Palestinian President Mahmoud Abbas’ Fatah movement said on Sunday it had won most council seats in the West Bank after local elections boycotted by rival Hamas Islamists.
In the West Bank’s big cities — Ramallah, Jenin, Nablus, Qalqiliya, Tulkarm, Jericho, Bethlehem and Hebron — the official Fatah list won 94 seats out of 147, according to near-final results.
Fatah affiliates — or candidates who broke away from the official Fatah list but remain identified with the secular movement — won another 45.
Fatah also scored big in the villages after forming coalitions with families and local factions.
Fatah’s victory was expected as it ran almost uncontested after the Hamas movement which controls the Gaza Strip boycotted the vote.

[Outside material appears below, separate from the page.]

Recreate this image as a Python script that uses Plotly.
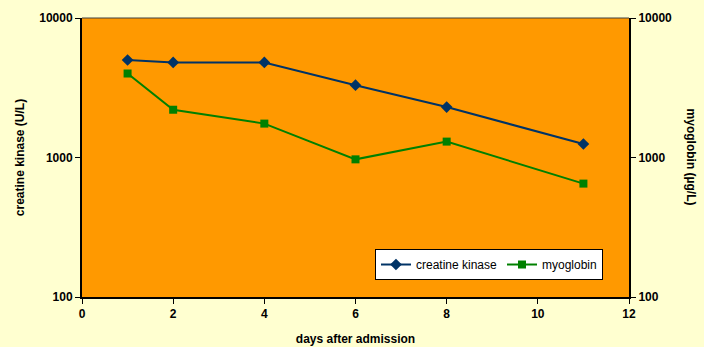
import plotly.graph_objects as go

days = [1, 2, 4, 6, 8, 11]
creatine_kinase = [5000, 4800, 4800, 3300, 2300, 1250]
myoglobin = [4000, 2200, 1750, 970, 1300, 650]
y_ticks = [100, 1000, 10000]
y_ticktext = ["100", "1000", "10000"]
x_ticks = [0, 2, 4, 6, 8, 10, 12]

FONT = "Liberation Sans, Arial, sans-serif"

fig = go.Figure()
fig.add_trace(go.Scatter(
    x=days, y=creatine_kinase, name="creatine kinase", mode="lines+markers",
    line=dict(color="#003366", width=2),
    marker=dict(symbol="diamond", size=9, color="#003366"),
))
fig.add_trace(go.Scatter(
    x=days, y=myoglobin, name="myoglobin", mode="lines+markers", yaxis="y2",
    line=dict(color="#008000", width=2),
    marker=dict(symbol="square", size=8, color="#008000"),
))

title_font = dict(family=FONT, size=12, color="#000000")
tick_font = dict(family=FONT, size=12, color="#000000", weight="bold")

fig.update_layout(
    width=704, height=347,
    margin=dict(l=82, r=75, t=18, b=50),
    paper_bgcolor="#FFFFD0",
    plot_bgcolor="#FF9900",
    font=dict(family=FONT, size=11, color="#000000"),
    showlegend=True,
    legend=dict(
        orientation="h", x=0.5356, y=0.172, xanchor="left", yanchor="top",
        bgcolor="#FFFFFF", bordercolor="#000000", borderwidth=1,
        font=dict(family=FONT, size=12, color="#000000"),
        itemwidth=30, tracegroupgap=0,
    ),
    xaxis=dict(
        range=[0, 12], tickvals=x_ticks, showgrid=False, zeroline=False,
        showline=True, linecolor="#000000", linewidth=2, mirror=False,
        ticks="outside", ticklen=5, tickcolor="#000000", tickwidth=1,
        tickfont=tick_font, automargin=False,
        title=dict(text="<b>days after admission</b>", font=title_font, standoff=14),
    ),
    yaxis=dict(
        type="log", range=[2, 4], tickvals=y_ticks, ticktext=y_ticktext,
        showgrid=False, zeroline=False, showline=True, linecolor="#000000",
        linewidth=2, ticks="outside", ticklen=5, tickcolor="#000000",
        tickfont=tick_font, automargin=False,
        title=dict(text="<b>creatine kinase (U/L)</b>", font=title_font, standoff=12),
    ),
    yaxis2=dict(
        type="log", range=[2, 4], tickvals=y_ticks, ticktext=y_ticktext,
        overlaying="y", side="right", showgrid=False, zeroline=False,
        showline=True, linecolor="#000000", linewidth=2, ticks="outside",
        ticklen=5, tickcolor="#000000", tickfont=tick_font, automargin=False,
    ),
    shapes=[dict(type="line", xref="paper", yref="paper", x0=0, x1=1, y0=1, y1=1,
                 line=dict(color="#404040", width=1))],
    annotations=[dict(
        text="<b>myoglobin (µg/L)</b>", xref="paper", yref="paper",
        x=1.115, y=0.5, textangle=90, showarrow=False,
        font=title_font, xanchor="center", yanchor="middle",
    )],
)

fig.write_html(
    "out.html",
    config={"displayModeBar": False},
    post_script="document.body.style.margin='0px';document.body.style.background='#FFFFD0';",
)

Hamas banned voting in the Gaza Strip and said it would not recognize the results in the West Bank.
“The results are proof of the confidence the majority of our people have in the movement,” Fatah spokesman Ahmad Assaf said in a statement.
Fatah supporters celebrated in city, driving through the streets, waving yellow party flags and sounding their horns. The vote was held in 93 towns and villages.
The poll was the first in Palestinian areas in seven years. Hamas and Fatah have failed to implement an Egyptian-brokered national unity agreement to end their rift, which has led to the suspension of long—overdue parliamentary and presidential elections.
Central Elections Commission president Hanna Nasser said official results would be announced later Sunday.
Mr. Nasser said that 54.8 per cent of more than 500,000 eligible West Bank voters had turned out to vote.
The elections showed a lack of consensus within Fatah, which was actually competing against itself, said public relations expert and political scientist Nashat Aqtash of Birzeit University, near Ramallah.
Fatah therefore lost many seats to defectors, he said.
Mr. Aqtash, who ran Hamas’ public relations during the last parliamentary elections in 2006, said any turnout lower than 70 per cent for the municipal elections was “unacceptable.” The turnout of under 55 per cent was an expression of Palestinian dissatisfaction, he said.